Show that the system ∑ hereunder admits one unique solution

$$∑ = \left[\begin{array}{cc} 1 & a_{1} & a_{1}{}^{2} & a_{1}{}^{3} & | & b_{1}\\ 1 & a_{2} & a_{2}{}^{2} & a_{2}{}^{3} & | & b_{2}\\ 1 & a_{3} & a_{3}{}^{2} & a_{3}{}^{3} & | & b_{3}\\ 1 & a_{4} & a_{4}{}^{2} & a_{4}{}^{3} & | & b_{4} \end{array}\right]$$

## The Attempt at a Solution

I know I have to perform Gauss-Jordan elimination fully by pivoting on the diagonal and zeroing out both on top and bottom of the diagonal.
After just two steps I'm stuck. I came up with this:

$$∑ ∼ \left[\begin{array}{cc} 1 & a_{1} & a_{1}{}^{2} & a_{1}{}^{3} & | & b_{1}\\ 0 & a_{2} - a_{1} & a_{2}{}^{2} - a_{1}{}^{2} & a_{2}{}^{3} - a_{1}{}^{3} & | & b_{2} - b_{1}\\ 0 & 0 & - & - & | & -\\ 0 & 0 & - & - & | & - \end{array}\right]$$

I don't know how to continue to fill in the _ spaces as I don't know what operation zeroed out the values under the pivot.

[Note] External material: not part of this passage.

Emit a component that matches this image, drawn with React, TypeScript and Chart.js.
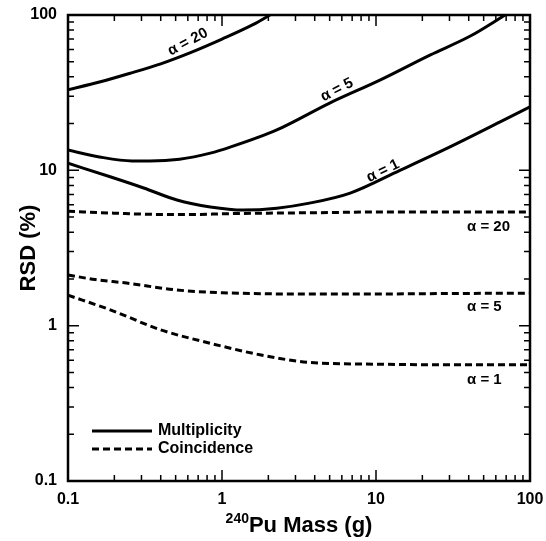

I don't like dividing the pivots through just so they're of value 1 as to avoid working with fractions.

I know I'm looking for a compatible system (i.e. (n - r) = 0, n being #rows and r being the rank) that also gives 0 secondary unknowns (i.e. (p - r) = 0, p being #columns not including the RHS and r = rank).

Thank you very much!

Why don't you calculate the determinant?

Ray Vickson
Homework Helper
Dearly Missed

## Homework Statement

Show that the system ∑ hereunder admits one unique solution

$$∑ = \left[\begin{array}{cc} 1 & a_{1} & a_{1}{}^{2} & a_{1}{}^{3} & | & b_{1}\\ 1 & a_{2} & a_{2}{}^{2} & a_{2}{}^{3} & | & b_{2}\\ 1 & a_{3} & a_{3}{}^{2} & a_{3}{}^{3} & | & b_{3}\\ 1 & a_{4} & a_{4}{}^{2} & a_{4}{}^{3} & | & b_{4} \end{array}\right]$$

## The Attempt at a Solution

I know I have to perform Gauss-Jordan elimination fully by pivoting on the diagonal and zeroing out both on top and bottom of the diagonal.
After just two steps I'm stuck. I came up with this:

$$∑ ∼ \left[\begin{array}{cc} 1 & a_{1} & a_{1}{}^{2} & a_{1}{}^{3} & | & b_{1}\\ 0 & a_{2} - a_{1} & a_{2}{}^{2} - a_{1}{}^{2} & a_{2}{}^{3} - a_{1}{}^{3} & | & b_{2} - b_{1}\\ 0 & 0 & - & - & | & -\\ 0 & 0 & - & - & | & - \end{array}\right]$$

I don't know how to continue to fill in the _ spaces as I don't know what operation zeroed out the values under the pivot.

I don't like dividing the pivots through just so they're of value 1 as to avoid working with fractions.

I know I'm looking for a compatible system (i.e. (n - r) = 0, n being #rows and r being the rank) that also gives 0 secondary unknowns (i.e. (p - r) = 0, p being #columns not including the RHS and r = rank).

Thank you very much!

As stated the result is false; you need to assume something about the ai!

RGV